INTERIOR’S COAL SHOW HITS CHENEY COUNTRY: The Interior Department’s series of public listening sessions on the federal coal program stopped in Wyoming on Thursday after a Tuesday session in Montana, where Republican lawmakers urged the Obama administration to back away from any attempts to raise royalties. Rep. Cynthia Lummis (R-Wyo.), who joined her state’s GOP Sens. John Barrasso and Mike Enzi at a pro-coal event timed to the listening session, warned Interior officials not to fight climate change through tweaks to coal leasing. “If the President wants to raise power costs on the poor and middle class and make our grid less reliable, he doesn’t need royalties and taxes to do it,” Lummis said in her remarks. “He has the EPA.”

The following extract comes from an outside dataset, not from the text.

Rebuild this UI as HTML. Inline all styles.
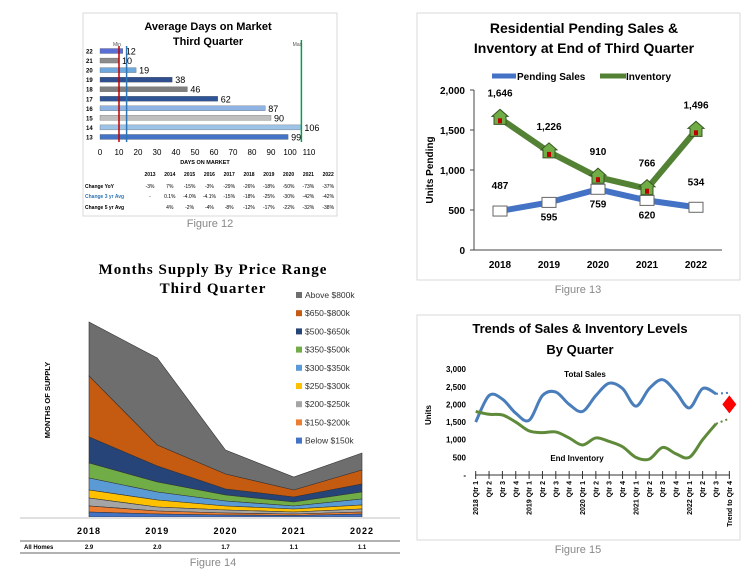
<!DOCTYPE html>
<html><head><meta charset="utf-8"><style>
html,body{margin:0;padding:0;background:#fff}
svg{display:block;font-family:"Liberation Sans",sans-serif}
</style></head><body>
<svg id="s" width="756" height="577" viewBox="0 0 756 577" xmlns="http://www.w3.org/2000/svg">
<g id="f12">
<rect x="83" y="13" width="254" height="203" fill="#fff" stroke="#d9d9d9"/>
<text x="208" y="30" text-anchor="middle" font-size="11" font-weight="bold">Average Days on Market</text>
<text x="208" y="45" text-anchor="middle" font-size="11" font-weight="bold">Third Quarter</text>
<text x="210" y="227" text-anchor="middle" font-size="11" fill="#888">Figure 12</text>
</g>
<g id="f13">
<rect x="417" y="13" width="323" height="267" fill="#fff" stroke="#d9d9d9"/>
<text x="584" y="33" text-anchor="middle" font-size="14" font-weight="bold">Residential Pending Sales &amp;</text>
<text x="584" y="53" text-anchor="middle" font-size="14" font-weight="bold">Inventory at End of Third Quarter</text>
<text x="578" y="293" text-anchor="middle" font-size="11" fill="#888">Figure 13</text>
</g>
<g id="f14">
<text x="213" y="274" text-anchor="middle" font-size="15" font-weight="bold" font-family="Liberation Serif,serif" letter-spacing="1">Months Supply By Price Range</text>
<text x="213" y="293" text-anchor="middle" font-size="15" font-weight="bold" font-family="Liberation Serif,serif" letter-spacing="1">Third Quarter</text>
<text x="213" y="566" text-anchor="middle" font-size="11" fill="#888">Figure 14</text>
</g>
<g id="f15">
<rect x="417" y="315" width="323" height="225" fill="#fff" stroke="#d9d9d9"/>
<text x="580" y="333" text-anchor="middle" font-size="13" font-weight="bold">Trends of Sales &amp; Inventory Levels</text>
<text x="580" y="354" text-anchor="middle" font-size="13" font-weight="bold">By Quarter</text>
<text x="578" y="553" text-anchor="middle" font-size="11" fill="#888">Figure 15</text>
</g>
</svg>
<script>
// ---------- Figure 12 data ----------
const domYears = ['22','21','20','19','18','17','16','15','14','13'];
const domValues = [12,10,19,38,46,62,87,90,106,99];
const domTicks = [0,10,20,30,40,50,60,70,80,90,100,110];
const domMin = 10, domAvg = 14, domMax = 106;
const tblYears = ['2013','2014','2015','2016','2017','2018','2019','2020','2021','2022'];
const chgYoY = ['-3%','7%','-15%','-3%','-29%','-26%','-18%','-50%','-73%','-37%'];
const chg3yr = ['-','0.1%','-4.0%','-4.1%','-15%','-18%','-25%','-30%','-42%','-42%'];
const chg5yr = ['','4%','-2%','-4%','-8%','-12%','-17%','-22%','-32%','-38%'];
// ---------- Figure 13 data ----------
const pendYears = ['2018','2019','2020','2021','2022'];
const pendSales = [487,595,759,620,534];
const inventory = [1646,1226,910,766,1496];
const pendTicks = [0,500,1000,1500,2000];
// ---------- Figure 14 data ----------
const supYears = ['2018','2019','2020','2021','2022'];
const allHomes = ['2.9','2.0','1.7','1.1','1.1'];
const bands = ['Below $150k','$150-$200k','$200-$250k','$250-$300k','$300-$350k','$350-$500k','$500-$650k','$650-$800k','Above $800k'];
const b0 = [5,3,2,1.5,3];
const b1 = [6,3,2,1.5,2];
const b2 = [8,4,3,2,3];
const b3 = [8,7,4,3,4];
const b4 = [12,8,5,3,6];
const b5 = [15,10,6,4,7];
const b6 = [26,16,6,5,8];
const b7 = [61,21,15,7,14];
const b8 = [54,87,24,13,17];
// ---------- Figure 15 data ----------
const qLabels = ['2018 Qtr 1','Qtr 2','Qtr 3','Qtr 4','2019 Qtr 1','Qtr 2','Qtr 3','Qtr 4','2020 Qtr 1','Qtr 2','Qtr 3','Qtr 4','2021 Qtr 1','Qtr 2','Qtr 3','Qtr 4','2022 Qtr 1','Qtr 2','Qtr 3','Trend to Qtr 4'];
const totalSales = [1500,2250,2150,1750,1550,2250,2350,2000,1800,2250,2600,2450,1950,2450,2700,2350,1900,2450,2300];
const endInv = [1800,1720,1700,1500,1250,1200,1220,1050,850,1050,950,800,500,450,780,600,500,1000,1450];
const salesTrend = 2330, invTrend = 1600, salesForecast = 2000;
const trendTickVals = [0,500,1000,1500,2000,2500,3000];
const trendTickLabels = ['-','500','1,000','1,500','2,000','2,500','3,000'];

const NS='http://www.w3.org/2000/svg';
function mk(parent,tag,attrs,txt){const e=document.createElementNS(NS,tag);for(const k in attrs)e.setAttribute(k,attrs[k]);if(txt!==undefined)e.textContent=txt;parent.appendChild(e);return e;}
const fmt=v=>v.toLocaleString('en-US');
function smooth(pts){let d='M'+pts[0][0]+','+pts[0][1];for(let i=0;i<pts.length-1;i++){const p0=pts[i-1]||pts[i],p1=pts[i],p2=pts[i+1],p3=pts[i+2]||p2;d+=' C'+(p1[0]+(p2[0]-p0[0])/6)+','+(p1[1]+(p2[1]-p0[1])/6)+' '+(p2[0]-(p3[0]-p1[0])/6)+','+(p2[1]-(p3[1]-p1[1])/6)+' '+p2[0]+','+p2[1];}return d;}

// ===== Figure 12 =====
(function(){
const g=document.getElementById('f12');
const x=v=>100+v*1.9;
const y=i=>51+i*9.55;
const cols=['#5a6fd6','#8c8c8c','#6fa8dc','#2f4f8f','#7f7f7f','#2f5597','#8fb4e3','#bfbfbf','#9dc3e6','#4472c4'];
domValues.forEach((v,i)=>{
 const r=mk(g,'rect',{x:x(0),y:y(i)-2.5,width:x(v)-x(0),height:5,fill:cols[i],stroke:'#555','stroke-width':0.3});
 
 
 const t=mk(g,'text',{x:x(v)+3,y:y(i)+3.5,'font-size':9},v);
 
 
 const c=mk(g,'text',{x:86,y:y(i)+2.5,'font-size':6,'font-weight':'bold'},domYears[i]);
 
 
});
[[domMin,'#c00000'],[domAvg,'#2e75b6'],[domMax,'#00a050']].forEach((m,k)=>{
 const l=mk(g,'line',{x1:x(m[0]),x2:x(m[0]),y1:k==2?40:46,y2:142,stroke:m[1],'stroke-width':1.5});
 
 
});
let t=mk(g,'text',{x:x(domMin)-2,y:46,'font-size':5,fill:'#555','text-anchor':'middle'},'Min');

t=mk(g,'text',{x:x(domMax)-4,y:46,'font-size':5,fill:'#555','text-anchor':'middle'},'Max');

domTicks.forEach(v=>{
 const e=mk(g,'text',{x:x(v),y:155,'font-size':8,'text-anchor':'middle'},v);
 
 
});
t=mk(g,'text',{x:205,y:164,'font-size':5.5,'font-weight':'bold','text-anchor':'middle'},'DAYS ON MARKET');

const cx=i=>150+i*19.8;
tblYears.forEach((yr,i)=>{const e=mk(g,'text',{x:cx(i),y:176,'font-size':5,'font-weight':'bold','text-anchor':'middle'},yr);});
[['Change YoY',chgYoY,188,'#000'],['Change 3 yr Avg',chg3yr,198,'#2e75b6'],['Change 5 yr Avg',chg5yr,209,'#000']].forEach((r,k)=>{
 const e=mk(g,'text',{x:85,y:r[2],'font-size':5,'font-weight':'bold',fill:r[3]},r[0]);
 
 r[1].forEach((v,i)=>{const c=mk(g,'text',{x:cx(i),y:r[2],'font-size':5,'text-anchor':'middle'},v);});
});
})();

// ===== Figure 13 =====
(function(){
const g=document.getElementById('f13');
const x=i=>500+i*49;
const y=v=>250-v*0.08;
let a=mk(g,'line',{x1:474,x2:474,y1:y(2000),y2:y(0),stroke:'#444'});
a=mk(g,'line',{x1:474,x2:722,y1:y(0),y2:y(0),stroke:'#444'});
pendTicks.forEach(v=>{const e=mk(g,'text',{x:465,y:y(v)+4,'font-size':10,'font-weight':'bold','text-anchor':'end'},fmt(v));
 const tk=mk(g,'line',{x1:470,x2:474,y1:y(v),y2:y(v),stroke:'#444'});});
pendYears.forEach((yr,i)=>{const e=mk(g,'text',{x:x(i),y:268,'font-size':10,'font-weight':'bold','text-anchor':'middle'},yr);});
a=mk(g,'text',{x:0,y:0,'font-size':10,'font-weight':'bold','text-anchor':'middle',transform:'translate(433,170) rotate(-90)'},'Units Pending');
const series=[[pendSales,'#4472c4','pending-sales'],[inventory,'#548235','inventory']];
series.forEach(s=>{
 const p=mk(g,'polyline',{points:s[0].map((v,i)=>x(i)+','+y(v)).join(' '),fill:'none',stroke:s[1],'stroke-width':6,'stroke-linejoin':'round'});
 
});
pendSales.forEach((v,i)=>{const m=mk(g,'rect',{x:x(i)-7,y:y(v)-5,width:14,height:10,fill:'#fff',stroke:'#666'});
 const below=(i==1||i==2||i==3);const ly=below?y(v)+18:y(v)-22;
 const t=mk(g,'text',{x:x(i),y:ly,'font-size':10,'font-weight':'bold','text-anchor':'middle'},fmt(v));});
inventory.forEach((v,i)=>{const m=mk(g,'path',{d:`M${x(i)-8},${y(v)-2} L${x(i)},${y(v)-9} L${x(i)+8},${y(v)-2} L${x(i)+6},${y(v)-2} L${x(i)+6},${y(v)+6} L${x(i)-6},${y(v)+6} L${x(i)-6},${y(v)-2}Z`,fill:'#70ad47',stroke:'#385723'});
 const d=mk(g,'rect',{x:x(i)-2,y:y(v),width:4,height:5,fill:'#c00000'});
 const t=mk(g,'text',{x:x(i),y:y(v)-22,'font-size':10,'font-weight':'bold','text-anchor':'middle'},fmt(v));});
let l=mk(g,'line',{x1:492,x2:516,y1:76,y2:76,stroke:'#4472c4','stroke-width':5});
l=mk(g,'text',{x:517,y:80,'font-size':10,'font-weight':'bold'},'Pending Sales');
l=mk(g,'line',{x1:600,x2:626,y1:76,y2:76,stroke:'#548235','stroke-width':5});
l=mk(g,'text',{x:626,y:80,'font-size':10,'font-weight':'bold'},'Inventory');
})();

// ===== Figure 14 =====
(function(){
const g=document.getElementById('f14');
const x=i=>89+i*68.25;
const y=v=>517-v;
const layers=[b0,b1,b2,b3,b4,b5,b6,b7,b8];
const cols=['#4472c4','#ed7d31','#a5a5a5','#ffc000','#5b9bd5','#70ad47','#264478','#c55a11','#6e6e6e'];
let cum=[0,0,0,0,0];
const ps=[];
layers.forEach((L,k)=>{
 const lo=cum.slice();cum=cum.map((c,i)=>c+L[i]);
 let d='M'+lo.map((c,i)=>x(i)+','+y(c)).join(' L');
 d+=' L'+cum.map((c,i)=>x(i)+','+y(c)).reverse().join(' L')+'Z';
 ps.push([d,cols[k],k]);
});
ps.reverse().forEach(p=>{const e=mk(g,'path',{d:p[0],fill:p[1],stroke:'#333','stroke-width':0.6});});
let e=mk(g,'line',{x1:20,x2:400,y1:518,y2:518,stroke:'#e0e0e0','stroke-width':2});
supYears.forEach((yr,i)=>{const t=mk(g,'text',{x:x(i),y:534,'font-size':9,'font-weight':'bold','text-anchor':'middle','letter-spacing':1},yr);
 const a=mk(g,'text',{x:x(i),y:549,'font-size':6,'font-weight':'bold','text-anchor':'middle'},allHomes[i]);});
e=mk(g,'line',{x1:20,x2:400,y1:541,y2:541,stroke:'#333','stroke-width':0.8});
e=mk(g,'line',{x1:20,x2:400,y1:553,y2:553,stroke:'#333','stroke-width':0.8});
e=mk(g,'text',{x:24,y:549,'font-size':6,'font-weight':'bold'},'All Homes');
e=mk(g,'text',{x:0,y:0,'font-size':7.5,'font-weight':'bold','text-anchor':'middle',transform:'translate(50,400) rotate(-90)'},'MONTHS OF SUPPLY');
bands.slice().reverse().forEach((b,j)=>{const k=8-j;const yy=296+j*18.2;
 const r=mk(g,'rect',{x:296,y:yy-4,width:6,height:6,fill:cols[k]});
 const t=mk(g,'text',{x:305,y:yy+2,'font-size':8.5,fill:'#333'},b);});
})();

// ===== Figure 15 =====
(function(){
const g=document.getElementById('f15');
const x=i=>475.7+i*13.35;
const y=v=>475-v*0.0353;
let e=mk(g,'line',{x1:475,x2:730,y1:y(0),y2:y(0),stroke:'#333'});
trendTickVals.forEach((v,k)=>{const t=mk(g,'text',{x:466,y:y(v)+3,'font-size':8,'font-weight':'bold','text-anchor':'end'},trendTickLabels[k]);});
qLabels.forEach((q,i)=>{const tk=mk(g,'line',{x1:x(i),x2:x(i),y1:y(0)-4,y2:y(0)+4,stroke:'#333'});
 const t=mk(g,'text',{x:0,y:0,'font-size':7,'font-weight':'bold','text-anchor':'end',transform:`translate(${x(i)+2.5},${y(0)+6}) rotate(-90)`},q);});
e=mk(g,'text',{x:0,y:0,'font-size':8,'font-weight':'bold','text-anchor':'middle',transform:'translate(431,415) rotate(-90)'},'Units');
const n=totalSales.length;
e=mk(g,'path',{d:smooth(totalSales.map((v,i)=>[x(i),y(v)])),fill:'none',stroke:'#4a7ebb','stroke-width':3});
e=mk(g,'path',{d:smooth(endInv.map((v,i)=>[x(i),y(v)])),fill:'none',stroke:'#5e8a3a','stroke-width':3});
e=mk(g,'line',{x1:x(n-1),y1:y(totalSales[n-1]),x2:x(n),y2:y(salesTrend),stroke:'#4a7ebb','stroke-width':2,'stroke-dasharray':'2,3'});
e=mk(g,'line',{x1:x(n-1),y1:y(endInv[n-1]),x2:x(n),y2:y(invTrend),stroke:'#5e8a3a','stroke-width':2,'stroke-dasharray':'2,3'});
const fx=x(n),fy=y(salesForecast);
e=mk(g,'path',{d:`M${fx},${fy-9} L${fx+7},${fy} L${fx},${fy+9} L${fx-7},${fy}Z`,fill:'#ff0000'});
e=mk(g,'text',{x:585,y:377,'font-size':8,'font-weight':'bold','text-anchor':'middle'},'Total Sales');
e=mk(g,'text',{x:577,y:461,'font-size':8,'font-weight':'bold','text-anchor':'middle'},'End Inventory');
})();
</script>
</body></html>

NEW YUCCA STUDY FINDS LITTLE RISK: The Nuclear Regulatory Commission on Thursday rolled out a new draft groundwater study that found Yucca Mountain isn’t expected to put public health at risk, but don’t expect the findings to shift the already-calcified politics around the controversial nuclear waste site. To wit, Nevada Rep. Dina Titus released a quick statement slamming the assessment as a waste of energy and resources.” Meanwhile, Sen. Lamar Alexander, who chairs the energy and water appropriations subcommittee, said the study “is yet more evidence that to continue to oppose Yucca Mountain because of radiation concerns is to ignore science as well as the law.” Regulators will start taking comments on the draft SEIS once it’s published in the Federal Register, presumably Aug. 21, while the final SEIS is slated for release next spring. Public meetings and conference calls are expected in September and early October. Check it out here anyway: http://1.usa.gov/1faBmYO

Keep in mind that the White House hopefuls in both parties have to come up with a public position on Yucca fairly soon. Even though it isn’t necessarily the top issue in Nevada, the project still makes a lot of people there squirm — and those folks are now among the early caucus states in the presidential nominating process. While we’re not expecting anything short of broad opposition at the Oct. 13 Democratic debate, perhaps the CNN moderator will ask the candidates to propose an alternative. Republicans, for whom this will be trickier matter to navigate, have a debate scheduled in the state set for Dec. 15.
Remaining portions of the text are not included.